The Target

 

General Information:

Genre: First Person Shooter

Client: MoTown Gamers

Project Completion: May 2012 

Platform: iPad Exclusive

Project Length: 15 Weeks

Role: Lead Designer / Team Manager

Team Size: 7

Gameplay Features:

– iPad Exclusive

– WiFi Multiplayer

– Innovative Control Scheme

– Interactive Ready-Room

– Customizable Loadout

– 7 Weapon Types

– And Many More!

In the capstone course of the Game Design Specialization (TC498) we were broken up into four teams to work directly with clients for the duration of the semester. Our team worked with MoTown Gamers to create a Tactical First Person Shooter for the iPad. This project was developed as a Research Prototype and served as an incredible learning experience. Our team worked on many new, innovative and creative ideas to create an excellent prototype that MoTown Gamers will use as a launchpad in the near future.
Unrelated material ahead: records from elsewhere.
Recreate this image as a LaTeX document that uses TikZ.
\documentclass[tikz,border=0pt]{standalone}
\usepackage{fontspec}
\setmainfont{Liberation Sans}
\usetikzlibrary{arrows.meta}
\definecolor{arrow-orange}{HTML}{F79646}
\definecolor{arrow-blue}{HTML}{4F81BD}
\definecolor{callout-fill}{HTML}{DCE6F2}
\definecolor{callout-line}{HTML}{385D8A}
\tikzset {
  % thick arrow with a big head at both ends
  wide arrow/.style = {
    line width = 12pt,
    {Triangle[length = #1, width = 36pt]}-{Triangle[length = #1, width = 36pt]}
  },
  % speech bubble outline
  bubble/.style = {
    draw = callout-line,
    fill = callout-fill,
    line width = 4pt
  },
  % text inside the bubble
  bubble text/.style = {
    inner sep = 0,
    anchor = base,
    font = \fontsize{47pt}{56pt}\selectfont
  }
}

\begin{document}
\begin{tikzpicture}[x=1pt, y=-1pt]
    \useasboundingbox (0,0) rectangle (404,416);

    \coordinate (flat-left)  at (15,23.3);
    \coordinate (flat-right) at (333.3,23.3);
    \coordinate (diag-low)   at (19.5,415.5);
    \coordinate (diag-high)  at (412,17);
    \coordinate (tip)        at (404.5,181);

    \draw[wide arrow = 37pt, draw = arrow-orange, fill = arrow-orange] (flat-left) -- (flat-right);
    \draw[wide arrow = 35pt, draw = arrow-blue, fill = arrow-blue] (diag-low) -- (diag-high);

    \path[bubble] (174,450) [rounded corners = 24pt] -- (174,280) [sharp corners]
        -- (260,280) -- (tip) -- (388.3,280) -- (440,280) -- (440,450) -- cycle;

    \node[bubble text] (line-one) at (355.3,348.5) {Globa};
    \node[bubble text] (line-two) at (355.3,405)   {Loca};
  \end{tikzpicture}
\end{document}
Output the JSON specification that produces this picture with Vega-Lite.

I served as the Lead Designer and Manager on The Target, a project that heavily emphasized time and resource management. This was our first long term project in the game specialization (15 Weeks of Development), which was quite a large adjustment from the shorter 5-6 week projects our classmates had been used to. At first glance, all of this “extra time” could be looked at as a more laid back atmosphere…quite the contrary. When given “extra time”, much more is expected of your project. As a manager, you must find ways to keep your team motivated throughout a long project timeline, keep resources coming in at a steady rate, and make sure that you scope accordingly.

Scoping accordingly was somewhat of a difficult subject however, as this project was a Research Prototype. Basically, our clients wanted as many features as possible integrated into the prototype, without focusing on heavy polish in any particular area. This meant we had to design, program and balance these features at an accelerated rate. Features were never perfect or worked flawlessly, but we were about to produce an overwhelming amount of content during our time on the project.

In the end, this was a great project to work on. Not only was I able to tread uncharted territory (within the scope of our specialization), but I was also able to work on an entirely different skillset, expanding my knowledge of prototyping workflows.